Anonymous wrote:We hired a consultant, and she did her best, but it didn’t work out. We applied to four schools and were accepted into only one. Looking back, we don’t feel she was particularly helpful. She did assist us, but ultimately, consultants don’t have the power to influence admissions.
These private schools are extremely careful. They manage millions of dollars and generate significant revenue. Their admissions offices would never risk their reputation, or that financial stability, by admitting students just because someone asked or pulled strings.
If a child gets into all of the “big three” or just one, it likely would have happened with or without a consultant. If consultants truly had that kind of power, it would amount to paying your way in, which would be a major scandal.
I used one too because I was stressed, and I wanted an easy pass, but now I just feel stupid when I think about it.

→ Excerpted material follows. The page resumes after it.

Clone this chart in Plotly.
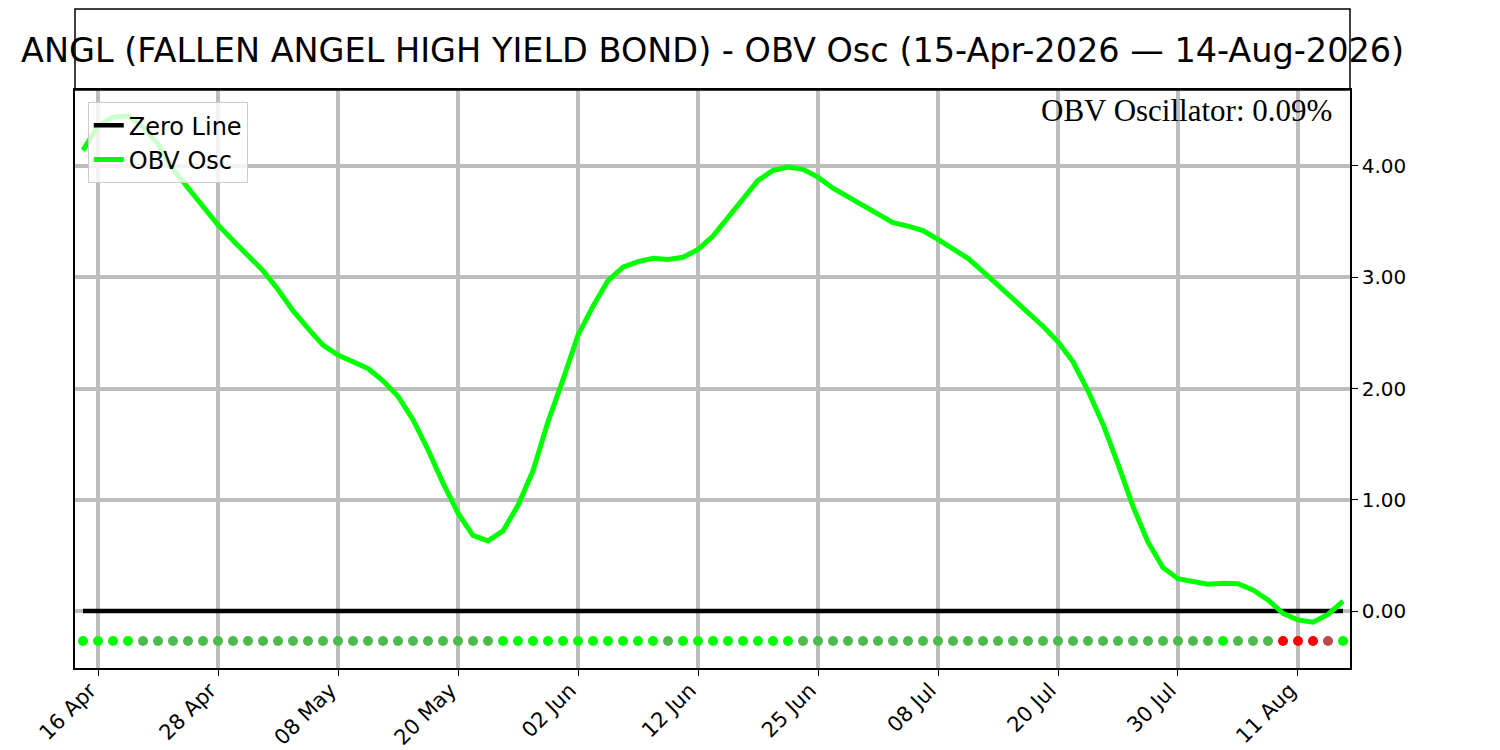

Anonymous wrote:Anonymous wrote:What’s the point of working hard to be successful and wealthy if you can’t use your money to ensure your child’s success. Sorry, life is not fair. For someone with $1M+ HHI, $5K-$10K to save their family time and stress is invaluable. And before someone claim that these parents don’t care enough about their kids to do their own research, you obviously don’t understand the concept of opportunity costs and the value of time for wealthy people.
This shows that rich people don't have enough money to spend so they spend it on stupid things because they are too lazy to post themselves.
Anonymous wrote:What’s the point of working hard to be successful and wealthy if you can’t use your money to ensure your child’s success. Sorry, life is not fair. For someone with $1M+ HHI, $5K-$10K to save their family time and stress is invaluable. And before someone claim that these parents don’t care enough about their kids to do their own research, you obviously don’t understand the concept of opportunity costs and the value of time for wealthy people.
Anonymous wrote:Rich people have the money to consult their kids to success. Poor people are taking their shot in life in the dark and will work full time hours in manual labor as well as study hard while rich people will hire consultants, never work manual labor and study simultaneously, and manipulate the systems to get ahead. In the end will rich people will get the good jobs and no debt and poor people will get the sht jobs and high debt without anyway to pay the debt. Welcome to third world America.
APPLY to WISAnonymous wrote:Hi. We are starting to think about MS for our kid, who is currently in DCPS and has a 504 plan (ADHD). I am trying to streamline all the private school information and figure out what might work for them. But this is all a lot of new information for us, and we are thinking of talking to a private school consultant. We found one through some friends, but they were not impressed with the services much. Is there anyone that you have used who was very knowledgeable and helpful?
Anonymous wrote:Anonymous wrote:Umm yes. For some of us, if we’re spending the money which is not nothing to us, we want to make sure our child goes to the right one. And that doesn’t mean Big 3 or whatever you think it means. It means the right fit for our kid.
And a consultant doesn’t do the admissions process for you. They guide you and give you information but you and your kid still have to show up at the events and schedule the appointments and complete the application.
You all need to get over the chip on your shoulder. Why do you care what is valuable to other people?
It's concerning hoe people can't do anything for themselves.
Anonymous wrote:Umm yes. For some of us, if we’re spending the money which is not nothing to us, we want to make sure our child goes to the right one. And that doesn’t mean Big 3 or whatever you think it means. It means the right fit for our kid.
And a consultant doesn’t do the admissions process for you. They guide you and give you information but you and your kid still have to show up at the events and schedule the appointments and complete the application.
You all need to get over the chip on your shoulder. Why do you care what is valuable to other people?
Anonymous wrote:Anonymous wrote:It's already a privilege to go to a private school. You people need even more of a leg up to make sure your kid goes to the "right" one? Obnoxious. Do the private school admissions yourself. Trust me, it's not *that* hard.
+1
Anonymous wrote:It's already a privilege to go to a private school. You people need even more of a leg up to make sure your kid goes to the "right" one? Obnoxious. Do the private school admissions yourself. Trust me, it's not *that* hard.
Anonymous wrote:Curiosity is killing this cat. How much does a such a consultant charge and what’s the scope of work?